[START]

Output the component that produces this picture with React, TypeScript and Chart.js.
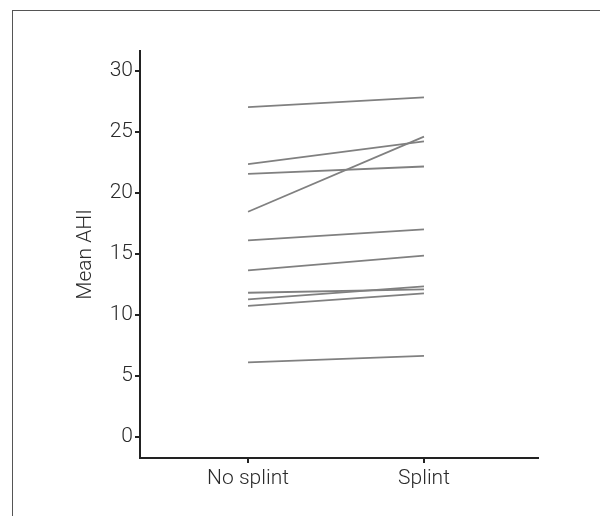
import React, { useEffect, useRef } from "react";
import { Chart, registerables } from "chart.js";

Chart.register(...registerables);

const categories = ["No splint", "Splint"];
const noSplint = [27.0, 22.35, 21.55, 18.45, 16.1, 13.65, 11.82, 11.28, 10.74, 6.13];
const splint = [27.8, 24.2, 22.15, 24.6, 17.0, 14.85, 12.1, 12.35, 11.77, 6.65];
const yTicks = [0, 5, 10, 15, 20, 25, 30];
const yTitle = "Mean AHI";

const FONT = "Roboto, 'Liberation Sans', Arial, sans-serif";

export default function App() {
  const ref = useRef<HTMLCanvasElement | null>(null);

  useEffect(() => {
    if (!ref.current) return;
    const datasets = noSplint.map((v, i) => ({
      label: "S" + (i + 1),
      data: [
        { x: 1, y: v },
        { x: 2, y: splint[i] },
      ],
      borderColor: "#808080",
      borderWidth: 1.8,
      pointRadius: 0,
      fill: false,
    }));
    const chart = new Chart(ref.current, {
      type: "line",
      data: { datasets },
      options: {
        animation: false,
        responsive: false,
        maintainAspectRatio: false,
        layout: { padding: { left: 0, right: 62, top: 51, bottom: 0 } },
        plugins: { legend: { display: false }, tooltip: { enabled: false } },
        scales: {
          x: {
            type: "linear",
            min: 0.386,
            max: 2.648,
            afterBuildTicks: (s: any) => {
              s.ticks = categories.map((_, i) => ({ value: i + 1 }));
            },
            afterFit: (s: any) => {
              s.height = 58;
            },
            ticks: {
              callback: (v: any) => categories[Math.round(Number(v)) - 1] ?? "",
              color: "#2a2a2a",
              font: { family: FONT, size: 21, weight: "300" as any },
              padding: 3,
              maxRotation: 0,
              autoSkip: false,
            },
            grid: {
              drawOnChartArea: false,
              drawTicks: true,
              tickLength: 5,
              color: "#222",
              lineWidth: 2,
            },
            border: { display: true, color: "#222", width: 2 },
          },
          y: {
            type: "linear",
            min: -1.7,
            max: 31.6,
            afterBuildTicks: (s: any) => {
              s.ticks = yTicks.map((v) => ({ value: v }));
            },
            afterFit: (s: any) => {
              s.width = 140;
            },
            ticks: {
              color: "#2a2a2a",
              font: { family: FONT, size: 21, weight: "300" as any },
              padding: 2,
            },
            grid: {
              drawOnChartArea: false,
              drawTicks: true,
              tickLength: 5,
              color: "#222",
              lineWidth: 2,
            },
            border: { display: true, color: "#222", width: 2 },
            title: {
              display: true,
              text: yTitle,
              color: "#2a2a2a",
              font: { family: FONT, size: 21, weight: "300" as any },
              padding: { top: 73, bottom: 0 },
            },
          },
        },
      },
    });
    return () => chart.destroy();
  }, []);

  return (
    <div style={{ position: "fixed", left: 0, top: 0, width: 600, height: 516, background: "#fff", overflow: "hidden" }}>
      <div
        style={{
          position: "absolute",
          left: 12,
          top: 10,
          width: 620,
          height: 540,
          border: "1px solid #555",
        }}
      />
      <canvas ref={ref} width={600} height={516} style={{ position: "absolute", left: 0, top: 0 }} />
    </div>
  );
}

[END]

**Required task**
Copy each line above precisely, dropping the pictures.

**Output of the task**
Output the component that produces this picture with React, TypeScript and Chart.js.
import React, { useEffect, useRef } from "react";
import { Chart, registerables } from "chart.js";

Chart.register(...registerables);

const categories = ["No splint", "Splint"];
const noSplint = [27.0, 22.35, 21.55, 18.45, 16.1, 13.65, 11.82, 11.28, 10.74, 6.13];
const splint = [27.8, 24.2, 22.15, 24.6, 17.0, 14.85, 12.1, 12.35, 11.77, 6.65];
const yTicks = [0, 5, 10, 15, 20, 25, 30];
const yTitle = "Mean AHI";

const FONT = "Roboto, 'Liberation Sans', Arial, sans-serif";

export default function App() {
  const ref = useRef<HTMLCanvasElement | null>(null);

  useEffect(() => {
    if (!ref.current) return;
    const datasets = noSplint.map((v, i) => ({
      label: "S" + (i + 1),
      data: [
        { x: 1, y: v },
        { x: 2, y: splint[i] },
      ],
      borderColor: "#808080",
      borderWidth: 1.8,
      pointRadius: 0,
      fill: false,
    }));
    const chart = new Chart(ref.current, {
      type: "line",
      data: { datasets },
      options: {
        animation: false,
        responsive: false,
        maintainAspectRatio: false,
        layout: { padding: { left: 0, right: 62, top: 51, bottom: 0 } },
        plugins: { legend: { display: false }, tooltip: { enabled: false } },
        scales: {
          x: {
            type: "linear",
            min: 0.386,
            max: 2.648,
            afterBuildTicks: (s: any) => {
              s.ticks = categories.map((_, i) => ({ value: i + 1 }));
            },
            afterFit: (s: any) => {
              s.height = 58;
            },
            ticks: {
              callback: (v: any) => categories[Math.round(Number(v)) - 1] ?? "",
              color: "#2a2a2a",
              font: { family: FONT, size: 21, weight: "300" as any },
              padding: 3,
              maxRotation: 0,
              autoSkip: false,
            },
            grid: {
              drawOnChartArea: false,
              drawTicks: true,
              tickLength: 5,
              color: "#222",
              lineWidth: 2,
            },
            border: { display: true, color: "#222", width: 2 },
          },
          y: {
            type: "linear",
            min: -1.7,
            max: 31.6,
            afterBuildTicks: (s: any) => {
              s.ticks = yTicks.map((v) => ({ value: v }));
            },
            afterFit: (s: any) => {
              s.width = 140;
            },
            ticks: {
              color: "#2a2a2a",
              font: { family: FONT, size: 21, weight: "300" as any },
              padding: 2,
            },
            grid: {
              drawOnChartArea: false,
              drawTicks: true,
              tickLength: 5,
              color: "#222",
              lineWidth: 2,
            },
            border: { display: true, color: "#222", width: 2 },
            title: {
              display: true,
              text: yTitle,
              color: "#2a2a2a",
              font: { family: FONT, size: 21, weight: "300" as any },
              padding: { top: 73, bottom: 0 },
            },
          },
        },
      },
    });
    return () => chart.destroy();
  }, []);

  return (
    <div style={{ position: "fixed", left: 0, top: 0, width: 600, height: 516, background: "#fff", overflow: "hidden" }}>
      <div
        style={{
          position: "absolute",
          left: 12,
          top: 10,
          width: 620,
          height: 540,
          border: "1px solid #555",
        }}
      />
      <canvas ref={ref} width={600} height={516} style={{ position: "absolute", left: 0, top: 0 }} />
    </div>
  );
}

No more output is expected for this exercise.